Explicit Consent in Digital Lending
Explicit consent in digital lending refers to the clear, informed, and unambiguous permission provided by a borrower before a digital lender collects, processes, shares, or stores personal and financial data. In the rapidly expanding digital lending ecosystem, explicit consent has emerged as a cornerstone of ethical banking, consumer protection, and data governance. In the Indian economy, it holds particular importance due to the growth of fintech platforms, app-based lending, and the regulatory emphasis on borrower rights and financial stability.
Concept and Meaning of Explicit Consent
Explicit consent implies an active, affirmative action by the customer, such as ticking a clearly labelled checkbox or digitally signing an agreement, after being fully informed about the purpose, scope, and duration of data usage. It differs from implied or bundled consent, where approval is assumed or hidden within lengthy terms and conditions.
In digital lending, explicit consent ensures that borrowers knowingly authorise lenders to access sensitive data such as bank account details, credit history, mobile phone data, and personal identification information.
Evolution of Digital Lending in India
Digital lending in India has expanded rapidly due to increased smartphone penetration, digital payments infrastructure, and alternative credit assessment models. Fintech companies and bank–fintech partnerships have leveraged data-driven algorithms to offer instant loans, particularly to underserved segments.

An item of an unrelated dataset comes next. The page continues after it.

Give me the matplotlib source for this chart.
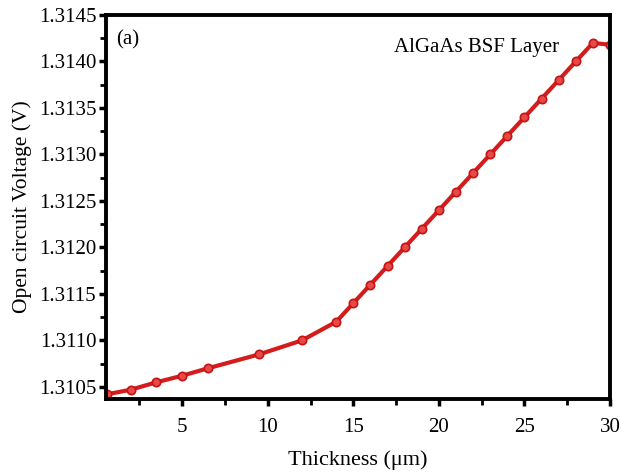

However, concerns over data misuse, aggressive recovery practices, and opaque consent mechanisms led regulators to strengthen rules around consumer protection, making explicit consent a regulatory priority.
Regulatory Framework in India
The requirement for explicit consent in digital lending is enforced through guidelines issued by the Reserve Bank of India. The RBI’s digital lending guidelines mandate that:
- Borrowers must give explicit consent for data access.
- Consent requests must be clear, specific, and purpose-driven.
- No data should be collected beyond what is necessary.
- Borrowers must be informed about data sharing with third parties.
These norms align with broader principles of data minimisation, transparency, and accountability in financial services.
Role of Explicit Consent in Banking and Finance
From a banking and finance perspective, explicit consent strengthens trust between lenders and borrowers. It ensures ethical data practices while reducing legal and reputational risks for banks and non-banking financial companies.
Explicit consent also enhances credit discipline by ensuring that customers clearly understand loan terms, repayment obligations, and data usage conditions before availing credit.
Importance for Borrower Protection
Explicit consent is central to safeguarding borrower rights in digital lending. It prevents unauthorised access to personal data, limits intrusive surveillance, and reduces coercive recovery practices linked to misuse of contact lists or personal information.
For financially vulnerable borrowers, clear consent mechanisms improve financial literacy by forcing lenders to communicate loan terms and data usage policies in a transparent and understandable manner.
Impact on the Indian Economy
At the macroeconomic level, explicit consent contributes to sustainable credit growth. By fostering trust and accountability, it encourages wider participation in formal digital credit markets while reducing systemic risks associated with predatory lending practices.
A transparent consent framework also supports India’s reputation as a secure digital economy, which is essential for attracting investment in fintech and digital financial infrastructure.
Technological and Operational Implications
Implementing explicit consent requires robust technological systems. Digital lenders must design user interfaces that clearly explain consent requests, maintain audit trails, and allow customers to revoke consent where applicable.
Banks and fintech firms must also ensure secure storage of consent records and compliance with data protection standards, increasing operational discipline within the financial system.
Challenges and Criticism
Despite regulatory clarity, challenges remain in ensuring meaningful consent. Borrowers may still face information overload, language barriers, or time pressure during loan onboarding. Critics argue that consent may become procedural rather than truly informed if not supported by financial awareness.
Regulators continue to emphasise supervision and enforcement to ensure that explicit consent is not reduced to a mere formality.